Westphal was a firefighter who was seriously injured on the job, needing
multiple spine surgeries. Under Florida’s workers’ compensation system, Mr.
Westphal was barred from bringing a legal action for his injuries against his
employer, and instead was required by statute, to apply for workers’
compensation benefits. Under the workers compensation system, Mr. Westphal was
required to agree to his employer’s choice of physicians and to abide by those
physicians’ advice. After 104 weeks (2
years) of treatment by the employers physicians, Mr. Westphal’s temporary
disability benefits ran out. Despite the
fact Westphal was still unable to work the employers physicians opined Westphal’s
condition was still improving, and as such, he did not qualify for permanent
disability benefits. Thus, Mr. Westphal
was completely cut off from the ability to receive any workers comp benefits
until such time as he qualified for permanent disability.
Based on the fact Westphal fell through the statutory cracks and
was ineligible for continuing benefits, the Supreme Court held the eligibility time limit in the workers'
comp law unconstitutional “as a denial of the right of access to courts.” Then, rather than
invalidating the entire statute, the Court employed the judicially created
remedy of “statutory revival” replacing the 104 week temporary benefit cap with
a 260 week benefit cap which existed in a prior version of the statute.
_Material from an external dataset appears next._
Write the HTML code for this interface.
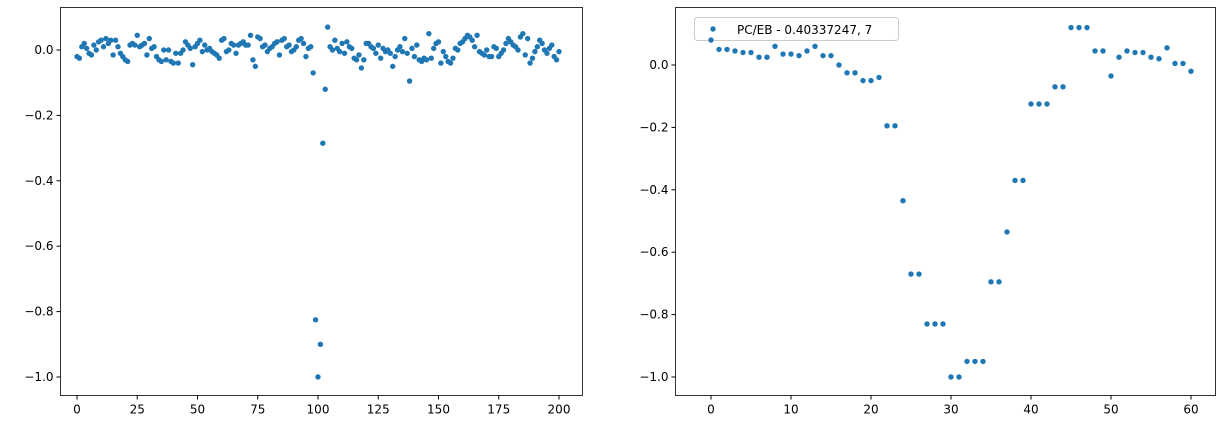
<!DOCTYPE html>
<html><head><meta charset="utf-8"><style>
body{margin:0;background:#fff;font-family:"Liberation Sans","DejaVu Sans",sans-serif}
svg text{font-size:12px;fill:#000;font-family:"DejaVu Sans","Liberation Sans",sans-serif}
</style></head><body>
<svg id="c" width="1225" height="428"></svg>
<script>
const leftValues=[
-0.02,-0.025,0.01,0.02,0.005,-0.01,-0.015,0.015,0.0,0.025,
0.03,0.01,0.035,0.02,0.03,-0.015,0.03,0.01,-0.01,-0.02,
-0.03,-0.035,0.015,0.02,0.015,0.045,0.01,0.015,0.02,-0.015,
0.035,0.005,0.01,-0.02,-0.03,-0.035,0.0,-0.03,0.0,-0.035,
-0.04,-0.01,-0.04,-0.01,0.0,0.025,0.015,0.005,-0.045,0.01,
0.02,0.03,-0.005,0.015,0.0,0.005,-0.005,-0.01,-0.015,-0.025,
0.03,0.035,-0.005,0.0,0.02,0.015,-0.01,0.015,0.02,0.025,
0.015,0.015,0.045,-0.03,-0.05,0.04,0.035,0.01,0.015,-0.005,
0.005,0.01,0.02,0.025,-0.015,0.03,0.035,0.01,0.015,-0.005,
0.0,0.01,0.03,0.035,0.02,-0.02,0.005,0.01,-0.07,-0.825,
-1.0,-0.9,-0.285,-0.12,0.07,0.01,0.0,0.03,0.005,-0.005,
0.02,-0.01,0.025,0.01,0.005,-0.025,-0.03,-0.015,-0.055,-0.03,
0.02,0.02,0.01,0.005,-0.01,0.015,-0.025,0.005,-0.005,0.0,
-0.01,-0.05,-0.02,0.0,0.01,-0.005,0.035,-0.01,-0.095,0.005,
-0.02,0.015,-0.03,-0.035,-0.025,-0.03,0.05,-0.025,0.005,0.02,
0.025,-0.04,-0.005,-0.02,-0.035,-0.04,-0.025,0.005,0.0,0.02,
0.025,0.035,0.045,0.04,0.03,0.01,0.045,-0.005,-0.01,-0.015,
0.0,-0.02,-0.02,0.01,0.005,-0.02,-0.01,0.0,0.02,0.035,
0.025,0.015,0.01,0.0,0.04,0.05,-0.015,0.035,-0.04,-0.025,
-0.005,0.01,0.03,0.02,0.0,-0.01,0.005,0.015,-0.02,-0.03,-0.005];
const rightValues=[0.08,0.05,0.05,0.045,0.04,0.04,0.025,0.025,0.06,0.035,0.035,0.03,0.045,0.06,0.03,0.03,0.0,-0.025,-0.025,-0.05,-0.05,-0.04,-0.195,-0.195,-0.435,-0.67,-0.67,-0.83,-0.83,-0.83,-1.0,-1.0,-0.95,-0.95,-0.95,-0.695,-0.695,-0.535,-0.37,-0.37,-0.125,-0.125,-0.125,-0.07,-0.07,0.12,0.12,0.12,0.045,0.045,-0.035,0.025,0.045,0.04,0.04,0.025,0.02,0.055,0.005,0.005,-0.02];
const leftXTicks=[0,25,50,75,100,125,150,175,200];
const rightXTicks=[0,10,20,30,40,50,60];
const yTicks=[0.0,-0.2,-0.4,-0.6,-0.8,-1.0];
const legendLabel="PC/EB - 0.40337247, 7";
const svg=document.getElementById('c');
const NS='http://www.w3.org/2000/svg';
function mk(t,a){const e=document.createElementNS(NS,t);for(const k in a)e.setAttribute(k,a[k]);svg.appendChild(e);return e;}
const lg=mk('rect',{x:694.5,y:17.5,width:204,height:23,rx:3,fill:'#fff',stroke:'#ccc'});

const lm=mk('circle',{cx:713,cy:29,r:2.7,fill:'#1f77b4'});

const lt=mk('text',{x:737,y:34});lt.textContent=legendLabel;

function panel(vals,xTicks,box,xs,ys,name){
  const xf=v=>xs[0]+(v-xs[1])*xs[2];
  const yf=v=>ys[0]-v*ys[1];
  vals.forEach((v,i)=>{const c=mk('circle',{cx:xf(i),cy:yf(v),r:2.7,fill:'#1f77b4'});
    
    });
  xTicks.forEach(t=>{const x=xf(t);
    const l=mk('line',{x1:x,x2:x,y1:box[3],y2:box[3]+4,stroke:'#000'});
    
    const tx=mk('text',{x:x,y:box[3]+18,'text-anchor':'middle'});tx.textContent=t;
    });
  yTicks.forEach(t=>{const y=yf(t);
    const l=mk('line',{x1:box[0]-4,x2:box[0],y1:y,y2:y,stroke:'#000'});
    
    const tx=mk('text',{x:box[0]-7,y:y+4,'text-anchor':'end'});tx.textContent=(t===0?'0.0':(t<0?'\u2212'+(-t).toFixed(1):t.toFixed(1)));
    });
  const r=mk('rect',{x:box[0],y:box[1],width:box[2]-box[0],height:box[3]-box[1],fill:'none',stroke:'#000','stroke-width':0.8});
  
}
panel(leftValues,leftXTicks,[60.5,7.5,582.5,395.5],[77,0,482/200],[50,327],'left-chart');
panel(rightValues,rightXTicks,[675.5,7.5,1215.5,395.5],[711,0,8],[65,312],'right-chart');
</script>
</body></html>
The Court further stated 260 weeks of
temporary benefits “passes constitutional muster”.
As a direct result of these two rulings, insurance industry analysts are predicting a 20% increase in workers’
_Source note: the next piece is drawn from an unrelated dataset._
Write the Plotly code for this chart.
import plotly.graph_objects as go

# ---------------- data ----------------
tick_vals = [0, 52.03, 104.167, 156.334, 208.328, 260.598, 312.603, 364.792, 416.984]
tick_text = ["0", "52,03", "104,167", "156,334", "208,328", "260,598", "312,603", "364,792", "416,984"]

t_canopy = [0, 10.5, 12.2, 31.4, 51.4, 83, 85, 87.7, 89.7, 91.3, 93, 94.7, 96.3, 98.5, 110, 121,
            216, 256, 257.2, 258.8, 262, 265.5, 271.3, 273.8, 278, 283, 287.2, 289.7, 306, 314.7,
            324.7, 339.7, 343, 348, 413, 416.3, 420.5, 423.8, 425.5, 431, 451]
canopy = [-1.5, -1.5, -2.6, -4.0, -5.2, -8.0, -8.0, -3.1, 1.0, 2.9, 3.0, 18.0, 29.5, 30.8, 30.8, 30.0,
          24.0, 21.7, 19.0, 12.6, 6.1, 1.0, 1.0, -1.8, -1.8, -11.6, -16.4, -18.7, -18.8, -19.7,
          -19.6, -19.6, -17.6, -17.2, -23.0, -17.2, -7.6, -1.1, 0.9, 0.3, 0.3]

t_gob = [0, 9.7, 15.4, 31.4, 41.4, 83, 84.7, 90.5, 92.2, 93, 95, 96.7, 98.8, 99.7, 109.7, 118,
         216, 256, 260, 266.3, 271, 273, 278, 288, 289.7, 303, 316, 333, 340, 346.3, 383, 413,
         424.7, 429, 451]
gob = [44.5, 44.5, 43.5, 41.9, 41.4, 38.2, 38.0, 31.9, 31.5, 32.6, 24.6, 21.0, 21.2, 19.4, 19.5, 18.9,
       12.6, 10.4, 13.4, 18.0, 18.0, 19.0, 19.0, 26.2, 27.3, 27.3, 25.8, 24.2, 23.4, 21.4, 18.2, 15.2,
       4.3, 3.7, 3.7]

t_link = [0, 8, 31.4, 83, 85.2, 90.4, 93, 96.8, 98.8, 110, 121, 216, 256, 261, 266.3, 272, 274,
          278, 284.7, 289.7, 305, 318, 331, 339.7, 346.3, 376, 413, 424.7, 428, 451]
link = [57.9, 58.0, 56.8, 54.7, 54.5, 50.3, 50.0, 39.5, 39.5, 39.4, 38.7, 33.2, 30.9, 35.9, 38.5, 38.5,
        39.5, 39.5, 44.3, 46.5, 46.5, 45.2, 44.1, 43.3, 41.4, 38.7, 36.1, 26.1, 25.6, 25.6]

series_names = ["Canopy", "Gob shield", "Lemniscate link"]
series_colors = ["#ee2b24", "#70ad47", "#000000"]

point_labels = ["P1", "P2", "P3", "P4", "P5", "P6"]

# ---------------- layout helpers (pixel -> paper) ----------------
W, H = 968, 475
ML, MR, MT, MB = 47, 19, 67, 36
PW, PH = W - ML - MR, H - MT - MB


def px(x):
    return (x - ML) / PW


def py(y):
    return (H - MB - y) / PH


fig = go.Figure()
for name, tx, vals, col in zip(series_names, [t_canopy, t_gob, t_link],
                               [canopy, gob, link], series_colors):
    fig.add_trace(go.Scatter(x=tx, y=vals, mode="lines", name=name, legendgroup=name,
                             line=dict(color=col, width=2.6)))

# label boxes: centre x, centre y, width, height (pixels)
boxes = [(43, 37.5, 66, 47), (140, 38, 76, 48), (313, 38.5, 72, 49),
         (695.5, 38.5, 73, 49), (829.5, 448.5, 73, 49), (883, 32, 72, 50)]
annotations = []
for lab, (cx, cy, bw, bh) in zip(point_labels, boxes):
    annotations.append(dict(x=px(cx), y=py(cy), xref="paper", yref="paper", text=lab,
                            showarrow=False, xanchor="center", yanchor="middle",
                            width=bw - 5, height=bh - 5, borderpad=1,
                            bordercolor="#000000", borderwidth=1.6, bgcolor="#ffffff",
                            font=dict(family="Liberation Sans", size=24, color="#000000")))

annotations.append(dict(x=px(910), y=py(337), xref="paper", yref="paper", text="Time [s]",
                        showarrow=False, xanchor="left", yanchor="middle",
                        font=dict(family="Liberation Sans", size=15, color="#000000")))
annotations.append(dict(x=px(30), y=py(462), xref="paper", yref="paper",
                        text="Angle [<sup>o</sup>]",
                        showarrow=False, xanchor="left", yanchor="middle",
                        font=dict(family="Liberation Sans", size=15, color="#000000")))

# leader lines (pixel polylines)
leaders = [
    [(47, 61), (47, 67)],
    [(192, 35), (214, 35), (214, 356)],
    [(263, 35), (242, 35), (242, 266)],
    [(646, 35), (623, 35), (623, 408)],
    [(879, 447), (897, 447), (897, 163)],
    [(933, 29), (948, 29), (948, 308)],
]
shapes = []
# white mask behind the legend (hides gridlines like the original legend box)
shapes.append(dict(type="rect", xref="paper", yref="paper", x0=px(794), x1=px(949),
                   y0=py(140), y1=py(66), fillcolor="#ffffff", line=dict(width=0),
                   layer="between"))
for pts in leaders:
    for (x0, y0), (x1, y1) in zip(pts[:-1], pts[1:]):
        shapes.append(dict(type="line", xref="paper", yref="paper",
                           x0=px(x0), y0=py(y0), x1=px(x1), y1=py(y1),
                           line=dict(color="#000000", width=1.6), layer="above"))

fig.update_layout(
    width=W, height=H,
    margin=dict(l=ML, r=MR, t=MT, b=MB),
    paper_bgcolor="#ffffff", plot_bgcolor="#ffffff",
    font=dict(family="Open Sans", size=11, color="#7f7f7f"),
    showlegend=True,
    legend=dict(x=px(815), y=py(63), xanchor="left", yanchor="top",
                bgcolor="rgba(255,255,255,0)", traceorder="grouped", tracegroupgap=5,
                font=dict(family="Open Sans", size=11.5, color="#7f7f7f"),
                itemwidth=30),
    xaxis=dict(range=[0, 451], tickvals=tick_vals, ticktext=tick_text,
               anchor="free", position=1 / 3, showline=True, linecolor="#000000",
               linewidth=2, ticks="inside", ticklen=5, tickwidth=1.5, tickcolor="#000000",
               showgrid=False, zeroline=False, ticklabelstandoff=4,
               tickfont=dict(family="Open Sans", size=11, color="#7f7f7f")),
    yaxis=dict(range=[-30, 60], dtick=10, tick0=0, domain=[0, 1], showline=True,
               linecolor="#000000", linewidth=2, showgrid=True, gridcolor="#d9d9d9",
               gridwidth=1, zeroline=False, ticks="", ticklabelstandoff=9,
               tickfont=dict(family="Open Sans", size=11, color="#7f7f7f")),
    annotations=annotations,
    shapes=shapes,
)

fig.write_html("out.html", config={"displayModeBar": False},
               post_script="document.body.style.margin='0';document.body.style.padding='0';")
compensation insurance premiums beginning this fall. The increase being mainly to cover increased
attorney’s fee awards resulting from the Castellanos decision, and to cover three
additional years of benefits now allowed by the Westphal decision.
With an increase of 20% in worker’s comp
insurance, it goes without saying Florida consumers and homeowners alike can
expect to pay a lot more for goods and services starting this fall as many
companies, predominantly in the construction sector, go out of business.
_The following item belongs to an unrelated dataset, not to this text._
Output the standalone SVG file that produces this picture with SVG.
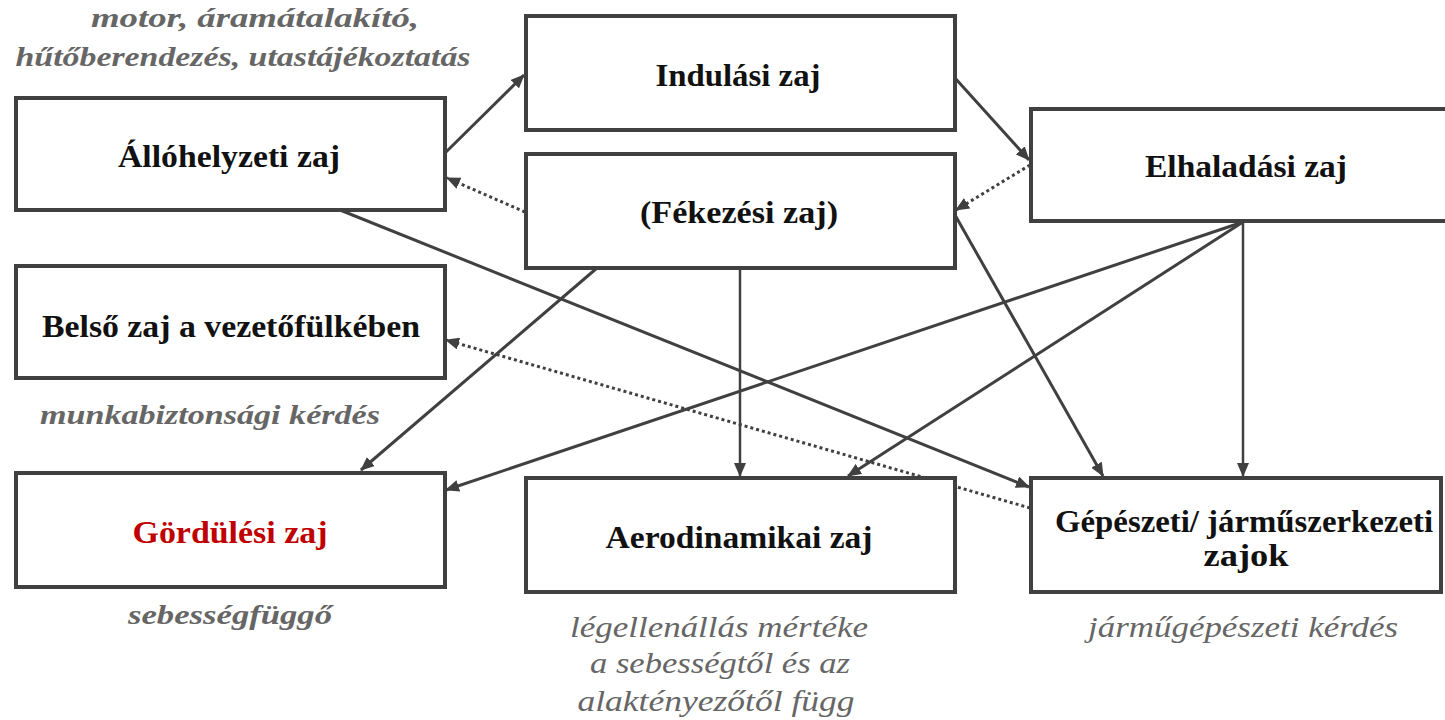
<svg xmlns="http://www.w3.org/2000/svg" width="1445" height="720" viewBox="0 0 1445 720" font-family="'Liberation Serif', serif">
<style>
.box{fill:#fff;stroke:#404040;stroke-width:4}
.lbl{font-weight:bold;font-size:31px;fill:#111;text-anchor:middle}
.red{fill:#c00000}
.note{font-weight:bold;font-style:italic;font-size:27px;fill:#666;text-anchor:middle}
.note2{font-style:italic;font-size:29px;fill:#666;text-anchor:middle}
.c{stroke:#404040;stroke-width:3;fill:none;marker-end:url(#ah)}
.thin{stroke-width:2.5}
.dot{stroke-dasharray:3 3}
</style>
<defs>
<marker id="ah" markerUnits="userSpaceOnUse" markerWidth="14" markerHeight="12" refX="13" refY="6" orient="auto">
<path d="M0,0 L14,6 L0,12 Z" fill="#404040"/>
</marker>
</defs>
<g id="connectors">
<line class="c" x1="445" y1="153" x2="524" y2="75"/>
<line class="c" x1="955" y1="78" x2="1029" y2="160"/>
<line class="c dot" x1="1030" y1="165" x2="956" y2="210"/>
<line class="c dot" x1="525" y1="212" x2="447" y2="178"/>
<line class="c" x1="340" y1="210" x2="1029" y2="487"/>
<line class="c" x1="597" y1="268" x2="361" y2="470"/>
<line class="c thin" x1="740" y1="268" x2="740" y2="476"/>
<line class="c" x1="955" y1="215" x2="1103" y2="476"/>
<line class="c" x1="1243" y1="222" x2="446" y2="490"/>
<line class="c" x1="1243" y1="222" x2="848" y2="476"/>
<line class="c thin" x1="1243" y1="222" x2="1243" y2="476"/>
<line class="c dot" x1="1030" y1="508" x2="446" y2="340"/>
</g>
<g id="allohelyzeti">
<rect class="box" x="16" y="98" width="429" height="112"/>
<text class="lbl" x="229" y="167" font-family="Liberation Serif" textLength="222" lengthAdjust="spacingAndGlyphs">Állóhelyzeti zaj</text>
</g>
<g id="note-allo">
<text class="note" x="255" y="27" textLength="328" lengthAdjust="spacingAndGlyphs">motor, áramátalakító,</text>
<text class="note" x="243" y="66" textLength="455" lengthAdjust="spacingAndGlyphs">hűtőberendezés, utastájékoztatás</text>
</g>
<g id="indulasi">
<rect class="box" x="526" y="16" width="429" height="114"/>
<text class="lbl" x="738" y="86" textLength="165" lengthAdjust="spacingAndGlyphs">Indulási zaj</text>
</g>
<g id="fekezesi">
<rect class="box" x="526" y="154" width="429" height="114"/>
<text class="lbl" x="739" y="223" textLength="198" lengthAdjust="spacingAndGlyphs">(Fékezési zaj)</text>
</g>
<g id="elhaladasi">
<rect class="box" x="1031" y="109" width="418" height="112"/>
<text class="lbl" x="1246" y="177" textLength="202" lengthAdjust="spacingAndGlyphs">Elhaladási zaj</text>
</g>
<g id="belso">
<rect class="box" x="16" y="266" width="429" height="112"/>
<text class="lbl" x="231" y="337" textLength="378" lengthAdjust="spacingAndGlyphs">Belső zaj a vezetőfülkében</text>
<text class="note" x="210" y="424" textLength="340" lengthAdjust="spacingAndGlyphs">munkabiztonsági kérdés</text>
</g>
<g id="gordulesi">
<rect class="box" x="16" y="473" width="429" height="114"/>
<text class="lbl red" x="230" y="543" textLength="195" lengthAdjust="spacingAndGlyphs">Gördülési zaj</text>
<text class="note" x="230" y="624" textLength="204" lengthAdjust="spacingAndGlyphs">sebességfüggő</text>
</g>
<g id="aerodinamikai">
<rect class="box" x="526" y="478" width="429" height="114"/>
<text class="lbl" x="739" y="548" textLength="267" lengthAdjust="spacingAndGlyphs">Aerodinamikai zaj</text>
<text class="note2" x="719" y="637" textLength="298" lengthAdjust="spacingAndGlyphs">légellenállás mértéke</text>
<text class="note2" x="720" y="673" textLength="260" lengthAdjust="spacingAndGlyphs">a sebességtől és az</text>
<text class="note2" x="716" y="711" textLength="277" lengthAdjust="spacingAndGlyphs">alaktényezőtől függ</text>
</g>
<g id="gepeszeti">
<rect class="box" x="1031" y="478" width="410" height="114"/>
<text class="lbl" x="1244" y="532" textLength="378" lengthAdjust="spacingAndGlyphs">Gépészeti/ járműszerkezeti</text>
<text class="lbl" x="1246" y="566" textLength="85" lengthAdjust="spacingAndGlyphs">zajok</text>
<text class="note2" x="1243" y="637" textLength="310" lengthAdjust="spacingAndGlyphs">járműgépészeti kérdés</text>
</g>
</svg>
For instance, companies such as roofers
will see their premiums escalate so much that homeowners simply won’t be able
to afford to have the work done and work will dry up. With homeowners being unwilling to afford to
pay licensed and insured roofers, you can then expect unlicensed and uninsured
roofers to come in and fill the void at substantially lower prices. Why is this a problem for homeowners? Well, aside from the fact the quality of work
will suffer with unlicensed and uninsured companies, if a homeowner hires an unlicensed
and uninsured contractor there could be serious financial repercussions if a
worker is hurt on their property.
These
two opinions also expose the inherent problems with the current workers
compensation system. For instance, the Supreme
Court correctly recognized in Castellanos the current
system encourages abuse by insurers since, without the fear of large attorney’s
fee awards, there is no incentive for insurers to do the right thing on an $822
claim and just pay it. However, on the
flip side, I can think of no other court or administrative proceeding where
anything approaching $36,000 would ever be found to be a reasonable amount of
attorney’s fees on an $822 damage claim.
Thus, this ruling will only serve to encourage unscrupulous billing
practices and file churning by plaintiff's attorneys.
The
same sort of conundrum is also apparent in Westphal. Clearly, if a man is legitimately unable to
work due to a work injury, but has yet to qualify for permanent disability his
benefits should not be terminated.
However there is also no doubt that raising the time cap from 2 to 5
years will be another avenue of abuse of the system by workers, as there will
be no incentive for them to settle their claims and return to work.
That all being
said, perhaps the most disturbing part of both of these opinions to me are the
legal red flags which are exposed. In
each of these decisions, the Supreme Court has yet again taken a judicial activist role,
ignoring the separation of powers which is key to the workings of our
government.
Under the
separation of powers, the legislature is empowered to make policy determinations and enact the laws of the
state. The judiciary is empowered to
interpret the constitution and laws of the state, not pass judgment upon the wisdom of legislature's policy decisions.
In both
Castellanos and Westphal, the Supreme Court has strayed from simply
interpreting the law but rather, has taken it upon itself to encroach in to
the legislature’s realm of deciding what constitutes good policy for the state. In fact, in Castellanos and
Westphal Justices Canady and Polston politely take
their colleagues to task for ignoring separation of powers and invading the
legislature’s authority to make policy determinations.
In the Castellanos dissent, Justice Canady
recognized that it was a policy determination, and the Legislature was fully within its authority to establish a relationship between the amount of benefits obtained in workers’ compensation cases and the amount of attorney’s fees awarded. He went on to chastise the majority for declaring the law unconstitutional simply because they disagreed with the wisdom of the Legislature's policy determination.
Canady and Polston also penned a similarly themed dissent in Westphal because essentially the majority of Justices arbitrarily decided 260 weeks of benefits was constitutional, yet the 104 weeks of benefits authorized by the Legislature was not.
We know almost for certain that since this an election year, there will be no special session called to deal with the workers comp insurance. Thus, it seems likely the Legislature will deal with amending the workers comp statute as soon as the 2017 legislative session begins.
We can only hope this time, when the Legislature comes up with its fix, the Supreme Court will respect the principle of separation of powers regardless of whether they concur with the wisdom of the Legislature or not.